Interviewed in front of an exhibit that
was obviously prepared with the help of the Russians (remember, it was
still the Soviet Union then), Becklake was unequivocal: "The city-like
pattern is 60 kilometers wide and could easily be mistaken for an aerial
view of Los Angeles." The program went on to show excerpts from a
Soviet Space Research Institute press briefing in which the anomalies
were discussed.
And yet, all of this high level interest
in this story by scientific heavyweights was virtually ignored in the
United States. It just wasn't reported.
So maybe, just maybe, Phobos 2 gave us
a preview of what we will see come Friday. If the infrared images from
Odyssey are in anyway similar to what Phobos 2 found, NASA is going to
have a hard time spinning the data. They'll obviously try to float nonsense
like "lava tubes" as an explanation, but it is hardly likely
that will stick. Our own model, put forth in 2000 (see "Where's
a Good Plumber when You Need One?", June 2000) that Mars is covered
with subsurface "plumbing", is possibly going to receive substantial
support.
Or, it could be something completely different.

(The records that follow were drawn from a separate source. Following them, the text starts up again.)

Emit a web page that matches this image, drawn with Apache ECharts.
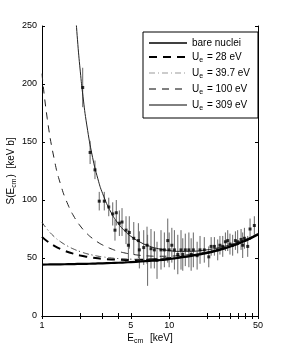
<!DOCTYPE html>
<html>
<head>
<meta charset="utf-8">
<script src="https://cdn.jsdelivr.net/npm/echarts@6/dist/echarts.min.js"></script>
<style>html,body{margin:0;padding:0;background:#fff;}#c{width:284px;height:355px;}</style>
</head>
<body>
<div id="c"></div>
<script>
// Curve sample energies (keV) and S-factor values (keV b)
const curveE = [1, 1.1, 1.25, 1.4, 1.6, 1.8, 2, 2.25, 2.5, 2.75, 3, 3.5, 4, 4.5, 5, 6, 7, 8, 10, 12, 15, 20, 25, 30, 35, 40, 45, 50];
const bareS = [44.3, 44.4, 44.5, 44.5, 44.7, 44.8, 44.9, 45.0, 45.1, 45.3, 45.4, 45.7, 45.9, 46.2, 46.5, 47.0, 47.5, 48.0, 49.1, 50.2, 51.8, 54.4, 57.1, 59.7, 62.4, 65.0, 67.7, 70.3];
const ue28S = [68.2, 64.4, 60.5, 57.7, 55.2, 53.5, 52.2, 51.1, 50.3, 49.7, 49.3, 48.8, 48.5, 48.3, 48.3, 48.4, 48.6, 49.0, 49.8, 50.7, 52.1, 54.7, 57.3, 59.9, 62.5, 65.1, 67.8, 70.4];
const ue39S = [80.8, 74.7, 68.3, 64.0, 60.1, 57.4, 55.5, 53.7, 52.5, 51.6, 51.0, 50.0, 49.5, 49.2, 49.0, 48.9, 49.1, 49.3, 50.0, 50.9, 52.3, 54.8, 57.3, 59.9, 62.5, 65.2, 67.8, 70.4];
const ue100S = [208.9, 170.1, 134.8, 113.5, 96.0, 85.0, 77.6, 71.2, 66.8, 63.6, 61.2, 57.9, 55.7, 54.3, 53.4, 52.2, 51.7, 51.5, 51.6, 52.1, 53.2, 55.4, 57.8, 60.3, 62.8, 65.4, 68.0, 70.6];
const ue309E = [1.8, 1.9, 2, 2.1, 2.25, 2.5, 2.75, 3, 3.5, 4, 4.5, 5, 6, 7, 8, 10, 12, 15, 20, 25, 30, 35, 40, 45, 50];
const ue309S = [274.5, 238.6, 211.1, 189.4, 164.7, 136.7, 118.3, 105.5, 89.1, 79.4, 73.1, 68.7, 63.3, 60.2, 58.3, 56.4, 55.7, 55.8, 57.1, 59.1, 61.3, 63.7, 66.1, 68.6, 71.2];

// Measured data points
const dataE = [2.09, 2.39, 2.61, 2.82, 3.09, 3.35, 3.60, 3.75, 3.84, 4.06, 4.26, 4.58, 4.78, 4.86, 5.27, 5.73, 5.83, 6.31, 6.70, 6.77, 7.20, 7.65, 8.03, 8.63, 9.17, 9.75, 10.0, 10.5, 11.0, 11.7, 12.4, 12.8, 13.4, 14.3, 14.9, 15.5, 16.6, 17.5, 18.9, 20.5, 21.4, 22.7, 24.1, 25.1, 26.4, 27.7, 28.9, 30.1, 31.6, 33.2, 34.6, 36.8, 37.9, 39.1, 41.5, 43.3, 46.8];
const dataS = [197, 141, 126, 99, 99, 94, 88, 74, 89, 80, 81, 74, 61, 72, 67, 65, 57, 59, 61, 48, 58, 57, 48, 57, 57, 65, 57, 61, 57, 53, 57, 53, 57, 57, 53, 57, 52, 57, 57, 51, 60, 60, 57, 61, 60, 64, 65, 62, 61, 65, 64, 66, 61, 67, 60, 75, 78];
const dataErr = [17, 10, 8, 8, 8, 8, 10, 9, 11, 11, 12, 12, 13, 14, 14, 15, 16, 15, 16, 22, 17, 16, 16, 17, 15, 19, 15, 15, 17, 17, 17, 14, 14, 15, 14, 15, 12, 12, 11, 9, 8, 8, 9, 8, 9, 8, 9, 9, 9, 8, 10, 9, 11, 9, 9, 9, 8];

const xTickVals = [1, 2, 3, 4, 5, 10, 20, 25, 30, 35, 40, 45, 50];
const xLabelVals = [1, 5, 10, 50];
const legendLabels = ['bare nuclei', '28 eV', '39.7 eV', '100 eV', '309 eV'];

const FONT = 'Liberation Sans, Arial, Helvetica, sans-serif';
const rich = {
  n: {fontSize: 10, fontFamily: FONT, color: '#000'},
  s: {fontSize: 7, fontFamily: FONT, color: '#000', padding: [7, 1, 0, 0]}
};

function pairs(xs, ys) { return xs.map((x, i) => [x, ys[i]]); }
const names = ['bare nuclei', 'Ue28', 'Ue39', 'Ue100', 'Ue309'];
const legendWidths = [1.6, 2, 1, 1, 1];
const legendColors = ['#000', '#000', '#999', '#000', '#000'];

const chart = echarts.init(document.getElementById('c'), null, {renderer: 'canvas'});
const axisLineStyle = {color: '#000', width: 1};
chart.setOption({
  animation: false,
  backgroundColor: '#fff',
  grid: {left: 42, top: 26, right: 26, bottom: 39, containLabel: false, outerBoundsMode: 'none'},
  legend: {
    left: 143, top: 32, orient: 'vertical',
    data: names.map((n, i) => ({name: n, lineStyle: {width: legendWidths[i], color: legendColors[i]}})),
    itemWidth: 38, itemHeight: 10, itemGap: 4,
    padding: [6, 8, 6, 5],
    backgroundColor: '#fff', borderColor: '#000', borderWidth: 1,
    itemStyle: {opacity: 0},
    textStyle: {rich: rich, fontFamily: FONT, fontSize: 10},
    formatter: function (name) {
      const i = names.indexOf(name);
      if (i === 0) return '{n|' + legendLabels[0] + '}';
      return '{n|U}{s|e}{n| = ' + legendLabels[i] + '}';
    }
  },
  xAxis: [{
    type: 'log', logBase: 10, min: 1, max: 50,
    name: '{n|E}{s|cm}{n|  [keV]}', nameLocation: 'middle', nameGap: 15, nameMoveOverlap: false,
    nameTextStyle: {rich: rich},
    axisLine: {lineStyle: axisLineStyle},
    axisTick: {inside: true, length: 3, customValues: xTickVals, lineStyle: {color: '#000'}},
    axisLabel: {customValues: xLabelVals, fontSize: 9, fontFamily: FONT, color: '#000', margin: 5},
    splitLine: {show: false}, minorTick: {show: false}
  }, {
    type: 'log', logBase: 10, min: 1, max: 50, position: 'top',
    axisLine: {lineStyle: axisLineStyle},
    axisTick: {inside: true, length: 3, customValues: xTickVals, lineStyle: {color: '#000'}},
    axisLabel: {show: false}, splitLine: {show: false}
  }],
  yAxis: [{
    type: 'value', min: 0, max: 250, interval: 50,
    name: '{n|S(E}{s|cm}{n|)  [keV b]}', nameLocation: 'middle', nameGap: 24, nameMoveOverlap: false,
    nameTextStyle: {rich: rich},
    axisLine: {show: true, lineStyle: axisLineStyle},
    axisTick: {show: true, inside: true, length: 3, lineStyle: {color: '#000'}},
    axisLabel: {fontSize: 9, fontFamily: FONT, color: '#000', margin: 5},
    splitLine: {show: false}
  }, {
    type: 'value', min: 0, max: 250, interval: 50, position: 'right',
    axisLine: {show: true, lineStyle: axisLineStyle},
    axisTick: {show: true, inside: true, length: 3, lineStyle: {color: '#000'}},
    axisLabel: {show: false}, splitLine: {show: false}
  }],
  series: [
    {name: names[0], type: 'line', data: pairs(curveE, bareS), smooth: true, symbol: 'none',
     lineStyle: {color: '#000', width: 2.2}, itemStyle: {color: '#000'}, z: 5},
    {name: names[1], type: 'line', data: pairs(curveE, ue28S), smooth: true, symbol: 'none',
     lineStyle: {color: '#000', width: 2, type: [8, 6]}, itemStyle: {color: '#000'}, z: 4},
    {name: names[2], type: 'line', data: pairs(curveE, ue39S), smooth: true, symbol: 'none',
     lineStyle: {color: '#444', width: 1, type: [6, 3, 1, 3]}, itemStyle: {color: '#444'}, z: 4},
    {name: names[3], type: 'line', data: pairs(curveE, ue100S), smooth: true, symbol: 'none',
     lineStyle: {color: '#222', width: 1, type: [7, 6]}, itemStyle: {color: '#222'}, z: 4},
    {name: names[4], type: 'line', data: pairs(ue309E, ue309S), smooth: true, symbol: 'none',
     lineStyle: {color: '#222', width: 1}, itemStyle: {color: '#222'}, z: 4},
    {name: 'err', type: 'custom', z: 3,
     data: dataE.map((e, i) => [e, dataS[i] - dataErr[i], dataS[i] + dataErr[i]]),
     renderItem: function (params, api) {
       const p1 = api.coord([api.value(0), api.value(1)]);
       const p2 = api.coord([api.value(0), api.value(2)]);
       return {type: 'line', shape: {x1: p1[0], y1: p1[1], x2: p2[0], y2: p2[1]},
               style: {stroke: '#666', lineWidth: 1}};
     }},
    {name: 'data', type: 'scatter', z: 6, data: pairs(dataE, dataS),
     symbol: 'rect', symbolSize: 3, itemStyle: {color: '#000'}}
  ]
});
</script>
</body>
</html>
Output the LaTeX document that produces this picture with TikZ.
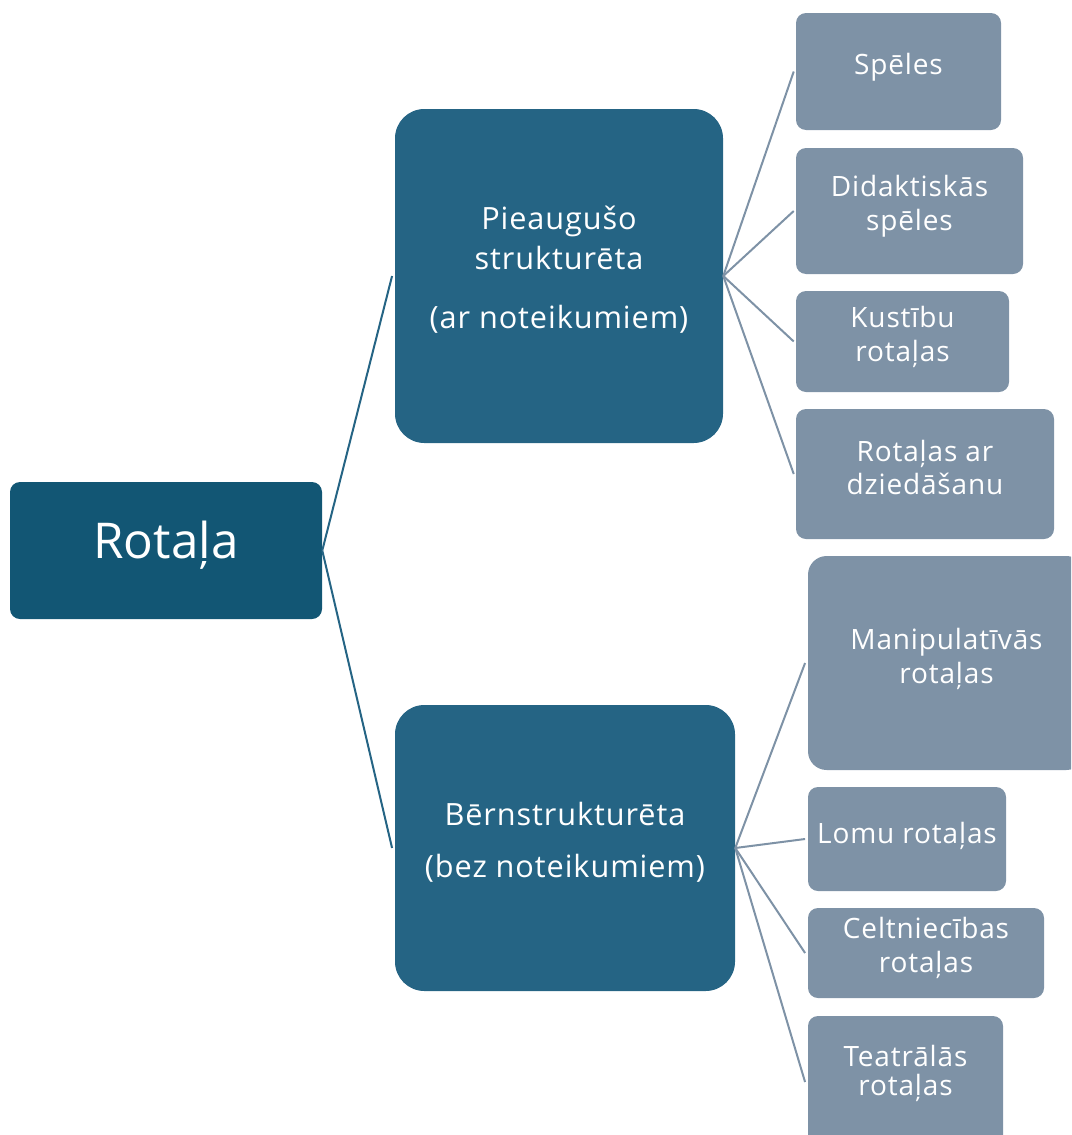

But we have a sneaking suspicion that we're guessing right on this one.
Never forget that NASA is an Agency steeped in ritual and bound by a Brookings-like
code of behavior. Even after their desperate and pathetic attempts to
spin the April 8th Face image, the majority
of respondents on MSNBC's web poll concluded that the new image increased
their certainty that the Face was artificial. Maybe that result convinced
NASA that the time was right to release the next phase of the "disclosure"
data. Or maybe we're just on a pre-determined "disclosure curve"
that can't be stopped.
After all, the Phobos 2 images of Mars were taken on
March 1st, 1989.
Yep. Exactly 13 years to the day before this
upcoming NASA press conference. How's that for a "coincidence?"
Stay Tuned. It should be an interesting day.
PS - If anyone can find an MGS image of the
area in question, we would very much like to see it. It is possible that MGS has
re-photographed this area, but we have not had time to look and match up
specific surface features as of yet.